Given a regular (that is, right continuous with left limits) adapted stochastic process $(X_t)_{t\geq 0}$ and given that $\int _0 ^{T} \mathbf{E}\left[X_s^2\right] < +\infty$ how does one prove that $\int _0^T X_s^2 ds < +\infty$?
My attempt:
Using Fubini's theorem (whose hypothesis are indeed satisfied) we see that $\mathbf{E}\left[\int _0 ^{T} X_s^2\right]ds = \int _0 ^{T} \mathbf{E}\left[X_s^2\right]ds < +\infty$ , but how do I proceed further? Can I conclude that since the expectation is finite, the random variable will be finite?
This is really elementary and thus doesn't require Jensen's inequality.
Lemma. If $Y$ is a $\mathbf{P}$-a.s. non-negative random variable such that $\mathbf{E}\left[Y\right] < + \infty$, then $Y < +\infty$ $\mathbf{P}$-a.s.

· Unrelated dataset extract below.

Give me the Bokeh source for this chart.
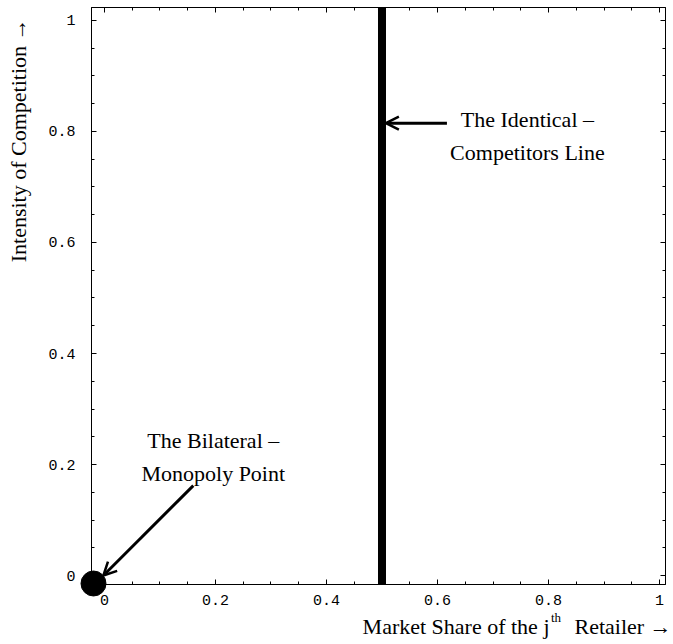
import numpy as np
from bokeh.plotting import figure
from bokeh.models import (ColumnDataSource, FixedTicker, LinearAxis, Range1d,
                          Arrow, OpenHead, Span)
from bokeh.core.properties import value
from bokeh.embed import file_html
from bokeh.resources import INLINE

# ---- data -------------------------------------------------------------
major_ticks = [0, 0.2, 0.4, 0.6, 0.8, 1]
tick_labels = ["0", "0.2", "0.4", "0.6", "0.8", "1"]
minor_ticks = [0.05, 0.1, 0.15, 0.25, 0.3, 0.35, 0.45, 0.5, 0.55,
               0.65, 0.7, 0.75, 0.85, 0.9, 0.95]

# identical-competitors line: market share of one half
identical_share = 0.5

# bilateral-monopoly point (sits on the frame corner)
point_x = [-0.0198]
point_y = [-0.0144]

# annotation arrows (tail -> head)
arrow_x0 = [0.617, 0.160]
arrow_y0 = [0.815, 0.162]
arrow_x1 = [0.507, -0.002]
arrow_y1 = [0.815, 0.000]

# annotation texts
note_text = ["The Identical \u2013", "Competitors Line",
             "The Bilateral \u2013", "Monopoly Point"]
note_x = [0.762, 0.762, 0.196, 0.196]
note_y = [0.8216, 0.762, 0.243, 0.184]

# axis titles
y_title = "Intensity of Competition \u2192"
x_title_parts = ["Market Share of the j", "th", "Retailer \u2192"]

SERIF = "Liberation Serif"
MONO = "Liberation Mono"

p = figure(width=673, height=644,
           x_range=Range1d(-0.0234, 1.0108), y_range=Range1d(-0.0162, 1.0234),
           output_backend="svg", toolbar_location=None,
           min_border_left=91, min_border_right=8,
           min_border_top=7, min_border_bottom=60)
p.xgrid.visible = False
p.ygrid.visible = False
p.outline_line_color = "black"
p.background_fill_color = "white"
p.border_fill_color = "white"

ticker = FixedTicker(ticks=major_ticks, minor_ticks=minor_ticks)
overrides = {t: s for t, s in zip(major_ticks, tick_labels)}


def style_axis(ax, labelled, standoff):
    ax.ticker = ticker
    ax.axis_line_color = "black"
    ax.axis_line_width = 1
    ax.major_tick_in = 5
    ax.major_tick_out = 0
    ax.minor_tick_in = 3
    ax.minor_tick_out = 0
    ax.major_tick_line_color = "black"
    ax.minor_tick_line_color = "black"
    if labelled:
        ax.major_label_overrides = overrides
        ax.major_label_text_font = MONO
        ax.major_label_text_font_size = "15px"
        ax.major_label_text_color = "black"
        ax.major_label_standoff = standoff
    else:
        ax.major_label_overrides = {t: "" for t in major_ticks}
        ax.major_label_text_font_size = "0px"
        ax.major_label_standoff = 0


style_axis(p.xaxis[0], True, 10)
style_axis(p.yaxis[0], True, 16)

top_axis = LinearAxis()
right_axis = LinearAxis()
style_axis(top_axis, False, 0)
style_axis(right_axis, False, 0)
p.add_layout(top_axis, "above")
p.add_layout(right_axis, "right")

# vertical thick line
p.add_layout(Span(location=identical_share, dimension="height",
                  line_color="black", line_width=8))

# monopoly point, drawn on the overlay level so the frame does not clip it
dot = p.scatter(point_x, point_y, size=25, color="black")
dot.level = "overlay"

# arrows
arrow_src = ColumnDataSource(dict(x0=arrow_x0, y0=arrow_y0,
                                  x1=arrow_x1, y1=arrow_y1))
p.add_layout(Arrow(end=OpenHead(size=13, line_width=2.5, line_color="black"),
                   x_start="x0", y_start="y0", x_end="x1", y_end="y1",
                   source=arrow_src, line_width=3, line_color="black"))

# annotation texts
note_src = ColumnDataSource(dict(x=note_x, y=note_y, text=note_text))
p.text(x="x", y="y", text="text", source=note_src,
       text_font=value(SERIF), text_font_size="22px", text_color="black",
       text_align="center", text_baseline="alphabetic")

# axis titles, placed outside the frame on the overlay level
r = p.text(x=[-0.155], y=[1.0036], text=[y_title], angle=np.pi / 2,
           text_align="right", text_baseline="middle",
           text_font=value(SERIF), text_font_size="22px", text_color="black")
r.level = "overlay"
r = p.text(x=[0.8018], y=[-0.0919], text=[x_title_parts[0]],
           text_align="right", text_baseline="alphabetic",
           text_font=value(SERIF), text_font_size="22px", text_color="black")
r.level = "overlay"
r = p.text(x=[0.8045], y=[-0.0757], text=[x_title_parts[1]],
           text_align="left", text_baseline="alphabetic",
           text_font=value(SERIF), text_font_size="13px", text_color="black")
r.level = "overlay"
r = p.text(x=[0.8468], y=[-0.0919], text=[x_title_parts[2]],
           text_align="left", text_baseline="alphabetic",
           text_font=value(SERIF), text_font_size="22px", text_color="black")
r.level = "overlay"

open("out.html", "w").write(file_html(p, INLINE))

Proof. Indeed, suppose that we don't have $Y < +\infty$ $\mathbf{P}$-a.s. This means that $\mathbf{P}\left[\{ Y < + \infty \}\right] < 1$ hence that $\mathbf{P}\left[\{ Y = + \infty \}\right] > 0$. Noting $A := \{ Y = + \infty \}$ we then see that $\mathbf{E}\left[Y\right] = \int_{\Omega} Y d\mathbf{P} \geq \int_A Y d\mathbf{P} = \int_{A} (+\infty) d\mathbf{P} = +\infty$ which contradicts the fact that $\mathbf{E}\left[Y\right] < + \infty$. (For the last equality remark that $\int_{A} (+\infty) d\mathbf{P} \geq \int_{A} n d\mathbf{P} = n \mathbf{P}\left[A\right]$ for all $n\in\mathbf{N}$ and use the fact that $\mathbf{P}\left[A\right] > 0$.)
Applying the lemma to $Y = \int_0^T X_s^2 ds$ allows to conclude.